— START Records to process —

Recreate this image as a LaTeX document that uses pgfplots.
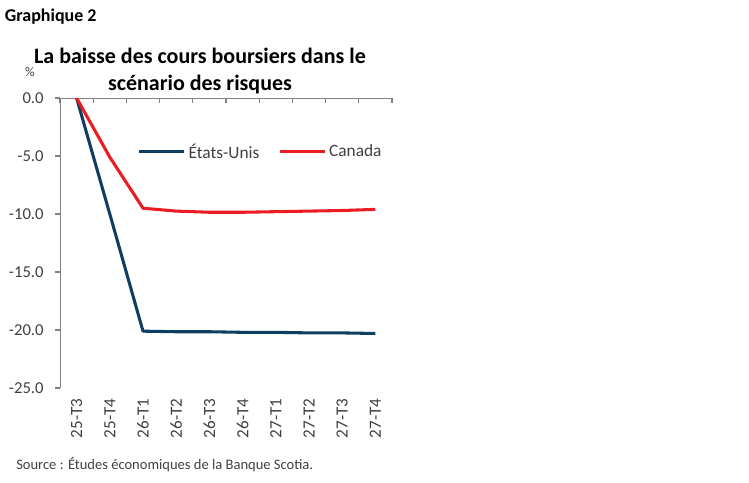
\documentclass[border=0pt]{standalone}
\usepackage{fontspec}
\setmainfont{Carlito}
\usepackage{pgfplots}
\pgfplotsset{compat=1.18}
\definecolor{usblue}{HTML}{0E3E62}
\definecolor{canred}{HTML}{EC1C24}
\definecolor{axisgray}{HTML}{808080}
\definecolor{textgray}{HTML}{404040}

\begin{document}
\begin{tikzpicture}
\path[use as bounding box] (0,0) rectangle (561.75pt,-361.5pt);
\node[anchor=base west, inner sep=0pt, font=\bfseries\fontsize{13.5}{16}\selectfont] at (3.5pt,-16.3pt) {Graphique 2};
\node[anchor=base, inner sep=0pt, font=\bfseries\fontsize{16.5}{19}\selectfont] at (150pt,-47.3pt) {La baisse des cours boursiers dans le};
\node[anchor=base, inner sep=0pt, font=\bfseries\fontsize{16.5}{19}\selectfont] at (150pt,-68pt) {scénario des risques};
\node[inner sep=0pt, text=textgray, font=\fontsize{10}{12}\selectfont] at (22.5pt,-54pt) {\%};
\node[anchor=base west, inner sep=0pt, text=textgray, font=\fontsize{10.9}{12}\selectfont] at (12pt,-352pt) {Source : Études économiques de la Banque Scotia.};

\begin{axis}[
  at={(45pt,-73.5pt)}, anchor=north west,
  scale only axis, width=249pt, height=217.5pt,
  xmin=-0.5, xmax=9.5, ymin=-25, ymax=0,
  axis line style={draw=none},
  xtick={-0.5,0.5,...,9.5}, xticklabels={},
  extra x ticks={0,1,...,9},
  extra x tick labels={25-T3,25-T4,26-T1,26-T2,26-T3,26-T4,27-T1,27-T2,27-T3,27-T4},
  extra x tick style={major tick length=0pt},
  xtick pos=upper, xticklabel pos=lower,
  xtick align=inside,
  ytick={-25,-20,...,0},
  ytick pos=left, ytick align=outside,
  major tick length=3.75pt,
  tick style={axisgray, line width=0.8pt},
  xticklabel style={rotate=90, anchor=east, xshift=-4.5pt, text=textgray, font=\fontsize{12.8}{14}\selectfont},
  yticklabel style={xshift=-5pt, text=textgray, font=\fontsize{12.5}{14}\selectfont,
    /pgf/number format/.cd, fixed, fixed zerofill, precision=1, assume math mode=true},
  /pgf/number format/assume math mode=true,
  legend columns=2,
  legend style={draw=none, fill=none, at={(rel axis cs:0.605,0.814)}, anchor=center,
    font=\fontsize{13}{15}\selectfont, text=textgray},
  legend image code/.code={\draw[#1] (0pt,0pt) -- (34pt,0pt);},
  /tikz/every even column/.append style={column sep=12pt},
  every axis plot/.append style={line width=2.3pt, line join=round},
]
\draw[axisgray, line width=1pt] (rel axis cs:0,0) -- (rel axis cs:0,1) -- (rel axis cs:1,1);
\addplot[usblue] coordinates {
  (0,0) (1,-10.0) (2,-20.1) (3,-20.15) (4,-20.15) (5,-20.2) (6,-20.2) (7,-20.25) (8,-20.25) (9,-20.3)
};
\addlegendentry{États-Unis}
\addplot[canred] coordinates {
  (0,0) (1,-5.1) (2,-9.5) (3,-9.75) (4,-9.85) (5,-9.85) (6,-9.8) (7,-9.75) (8,-9.7) (9,-9.6)
};
\addlegendentry{Canada}
\end{axis}
\end{tikzpicture}
\end{document}
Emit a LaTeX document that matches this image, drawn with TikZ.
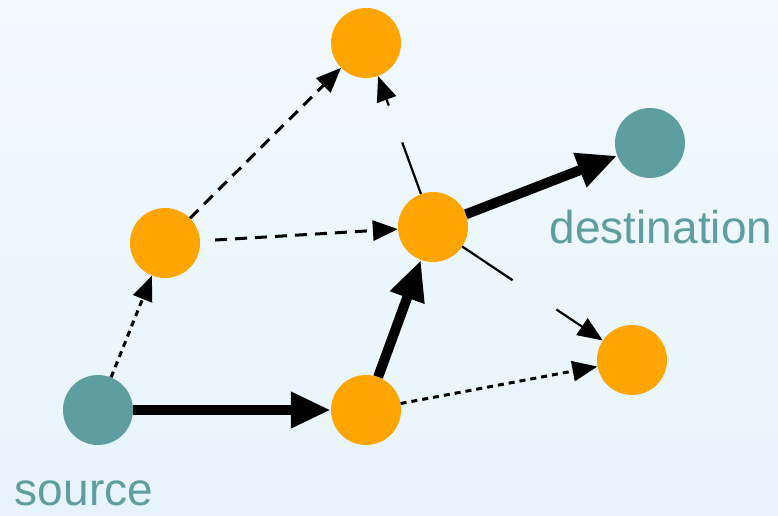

— END Records to process —

(What you are asked to do):
Keep the pictures out of your copy, and repeat every entry above exactly.

(Result of this task):
Recreate this image as a LaTeX document that uses pgfplots.
\documentclass[border=0pt]{standalone}
\usepackage{fontspec}
\setmainfont{Carlito}
\usepackage{pgfplots}
\pgfplotsset{compat=1.18}
\definecolor{usblue}{HTML}{0E3E62}
\definecolor{canred}{HTML}{EC1C24}
\definecolor{axisgray}{HTML}{808080}
\definecolor{textgray}{HTML}{404040}

\begin{document}
\begin{tikzpicture}
\path[use as bounding box] (0,0) rectangle (561.75pt,-361.5pt);
\node[anchor=base west, inner sep=0pt, font=\bfseries\fontsize{13.5}{16}\selectfont] at (3.5pt,-16.3pt) {Graphique 2};
\node[anchor=base, inner sep=0pt, font=\bfseries\fontsize{16.5}{19}\selectfont] at (150pt,-47.3pt) {La baisse des cours boursiers dans le};
\node[anchor=base, inner sep=0pt, font=\bfseries\fontsize{16.5}{19}\selectfont] at (150pt,-68pt) {scénario des risques};
\node[inner sep=0pt, text=textgray, font=\fontsize{10}{12}\selectfont] at (22.5pt,-54pt) {\%};
\node[anchor=base west, inner sep=0pt, text=textgray, font=\fontsize{10.9}{12}\selectfont] at (12pt,-352pt) {Source : Études économiques de la Banque Scotia.};

\begin{axis}[
  at={(45pt,-73.5pt)}, anchor=north west,
  scale only axis, width=249pt, height=217.5pt,
  xmin=-0.5, xmax=9.5, ymin=-25, ymax=0,
  axis line style={draw=none},
  xtick={-0.5,0.5,...,9.5}, xticklabels={},
  extra x ticks={0,1,...,9},
  extra x tick labels={25-T3,25-T4,26-T1,26-T2,26-T3,26-T4,27-T1,27-T2,27-T3,27-T4},
  extra x tick style={major tick length=0pt},
  xtick pos=upper, xticklabel pos=lower,
  xtick align=inside,
  ytick={-25,-20,...,0},
  ytick pos=left, ytick align=outside,
  major tick length=3.75pt,
  tick style={axisgray, line width=0.8pt},
  xticklabel style={rotate=90, anchor=east, xshift=-4.5pt, text=textgray, font=\fontsize{12.8}{14}\selectfont},
  yticklabel style={xshift=-5pt, text=textgray, font=\fontsize{12.5}{14}\selectfont,
    /pgf/number format/.cd, fixed, fixed zerofill, precision=1, assume math mode=true},
  /pgf/number format/assume math mode=true,
  legend columns=2,
  legend style={draw=none, fill=none, at={(rel axis cs:0.605,0.814)}, anchor=center,
    font=\fontsize{13}{15}\selectfont, text=textgray},
  legend image code/.code={\draw[#1] (0pt,0pt) -- (34pt,0pt);},
  /tikz/every even column/.append style={column sep=12pt},
  every axis plot/.append style={line width=2.3pt, line join=round},
]
\draw[axisgray, line width=1pt] (rel axis cs:0,0) -- (rel axis cs:0,1) -- (rel axis cs:1,1);
\addplot[usblue] coordinates {
  (0,0) (1,-10.0) (2,-20.1) (3,-20.15) (4,-20.15) (5,-20.2) (6,-20.2) (7,-20.25) (8,-20.25) (9,-20.3)
};
\addlegendentry{États-Unis}
\addplot[canred] coordinates {
  (0,0) (1,-5.1) (2,-9.5) (3,-9.75) (4,-9.85) (5,-9.85) (6,-9.8) (7,-9.75) (8,-9.7) (9,-9.6)
};
\addlegendentry{Canada}
\end{axis}
\end{tikzpicture}
\end{document}
Emit a LaTeX document that matches this image, drawn with TikZ.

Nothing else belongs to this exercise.